Source records
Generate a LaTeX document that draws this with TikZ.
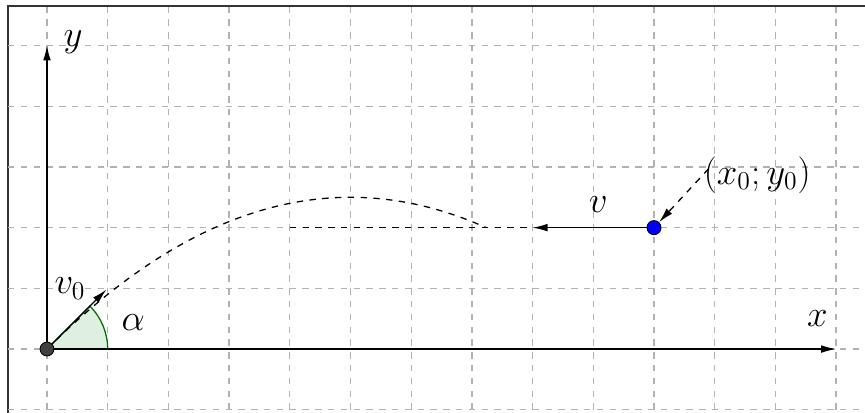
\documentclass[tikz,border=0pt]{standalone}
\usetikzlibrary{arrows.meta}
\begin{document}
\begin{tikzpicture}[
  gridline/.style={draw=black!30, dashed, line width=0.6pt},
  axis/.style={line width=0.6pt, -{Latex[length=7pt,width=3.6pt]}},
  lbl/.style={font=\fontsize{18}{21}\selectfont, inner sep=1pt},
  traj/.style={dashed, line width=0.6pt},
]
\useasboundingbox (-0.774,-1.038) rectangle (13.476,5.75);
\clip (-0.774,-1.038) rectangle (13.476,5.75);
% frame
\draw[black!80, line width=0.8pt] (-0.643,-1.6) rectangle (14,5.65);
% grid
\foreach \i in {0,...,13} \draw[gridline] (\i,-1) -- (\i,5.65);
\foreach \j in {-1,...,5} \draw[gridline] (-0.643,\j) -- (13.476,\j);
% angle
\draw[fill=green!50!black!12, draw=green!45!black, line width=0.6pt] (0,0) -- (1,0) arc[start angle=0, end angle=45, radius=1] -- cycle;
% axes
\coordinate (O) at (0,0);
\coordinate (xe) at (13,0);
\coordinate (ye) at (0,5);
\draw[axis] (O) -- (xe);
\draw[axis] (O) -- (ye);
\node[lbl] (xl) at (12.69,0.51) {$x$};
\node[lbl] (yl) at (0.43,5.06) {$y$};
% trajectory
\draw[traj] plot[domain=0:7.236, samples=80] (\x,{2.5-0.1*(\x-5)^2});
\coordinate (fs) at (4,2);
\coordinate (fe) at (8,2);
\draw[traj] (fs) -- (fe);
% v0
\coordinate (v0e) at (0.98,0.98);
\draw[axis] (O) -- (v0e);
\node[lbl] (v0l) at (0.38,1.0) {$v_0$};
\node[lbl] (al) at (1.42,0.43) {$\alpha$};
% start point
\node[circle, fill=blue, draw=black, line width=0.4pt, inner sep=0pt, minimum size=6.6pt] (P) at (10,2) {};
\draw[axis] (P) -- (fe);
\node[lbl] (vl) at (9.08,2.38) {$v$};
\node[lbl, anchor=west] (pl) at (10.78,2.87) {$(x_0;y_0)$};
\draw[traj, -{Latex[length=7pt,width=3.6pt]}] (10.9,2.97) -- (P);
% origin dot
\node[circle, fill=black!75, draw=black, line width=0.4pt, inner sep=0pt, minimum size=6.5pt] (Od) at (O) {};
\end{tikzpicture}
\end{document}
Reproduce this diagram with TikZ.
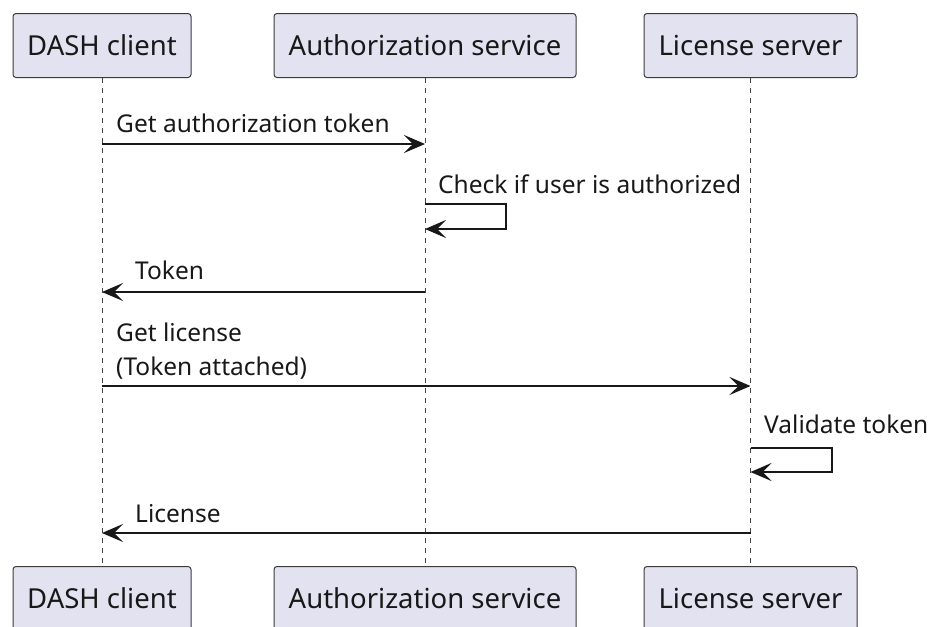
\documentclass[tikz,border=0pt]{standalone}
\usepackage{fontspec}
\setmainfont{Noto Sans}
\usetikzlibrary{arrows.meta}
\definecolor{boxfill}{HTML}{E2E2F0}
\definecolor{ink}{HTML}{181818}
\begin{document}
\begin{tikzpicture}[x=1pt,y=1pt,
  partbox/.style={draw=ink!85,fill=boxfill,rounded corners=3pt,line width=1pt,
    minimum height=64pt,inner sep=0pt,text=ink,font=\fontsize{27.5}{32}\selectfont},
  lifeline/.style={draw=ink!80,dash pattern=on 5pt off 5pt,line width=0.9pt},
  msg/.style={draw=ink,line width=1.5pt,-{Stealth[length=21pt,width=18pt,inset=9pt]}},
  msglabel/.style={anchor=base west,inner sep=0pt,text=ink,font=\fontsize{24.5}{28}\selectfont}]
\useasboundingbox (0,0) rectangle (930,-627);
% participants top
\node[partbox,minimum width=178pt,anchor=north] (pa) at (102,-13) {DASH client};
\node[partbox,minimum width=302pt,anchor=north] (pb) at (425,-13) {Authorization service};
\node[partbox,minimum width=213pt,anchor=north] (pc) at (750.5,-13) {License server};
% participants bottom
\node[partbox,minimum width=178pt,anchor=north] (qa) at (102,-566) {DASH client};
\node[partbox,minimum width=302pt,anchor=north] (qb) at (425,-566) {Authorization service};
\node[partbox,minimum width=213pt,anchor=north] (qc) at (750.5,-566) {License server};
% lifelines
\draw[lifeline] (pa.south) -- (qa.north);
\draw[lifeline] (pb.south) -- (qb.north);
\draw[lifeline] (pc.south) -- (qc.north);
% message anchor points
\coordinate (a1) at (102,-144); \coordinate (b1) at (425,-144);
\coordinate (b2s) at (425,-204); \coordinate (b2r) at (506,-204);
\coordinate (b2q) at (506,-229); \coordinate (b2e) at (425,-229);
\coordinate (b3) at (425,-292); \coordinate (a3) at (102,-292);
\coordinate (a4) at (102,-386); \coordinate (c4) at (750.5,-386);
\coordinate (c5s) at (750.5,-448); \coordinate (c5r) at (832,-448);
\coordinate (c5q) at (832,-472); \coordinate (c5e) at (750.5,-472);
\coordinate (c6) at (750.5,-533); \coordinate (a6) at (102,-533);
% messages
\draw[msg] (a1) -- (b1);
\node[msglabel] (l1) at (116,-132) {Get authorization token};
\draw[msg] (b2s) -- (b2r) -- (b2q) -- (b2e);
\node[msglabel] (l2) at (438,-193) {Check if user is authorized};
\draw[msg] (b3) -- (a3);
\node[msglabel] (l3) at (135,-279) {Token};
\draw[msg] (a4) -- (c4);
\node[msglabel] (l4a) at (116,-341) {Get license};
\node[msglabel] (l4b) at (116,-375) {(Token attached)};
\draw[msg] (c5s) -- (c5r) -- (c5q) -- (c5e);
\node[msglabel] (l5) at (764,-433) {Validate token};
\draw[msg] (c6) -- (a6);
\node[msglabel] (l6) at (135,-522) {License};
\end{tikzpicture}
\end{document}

Task details
Filter the records down to the lines that contain the string "with", and copy those lines.

Task result
Generate a LaTeX document that draws this with TikZ.
Reproduce this diagram with TikZ.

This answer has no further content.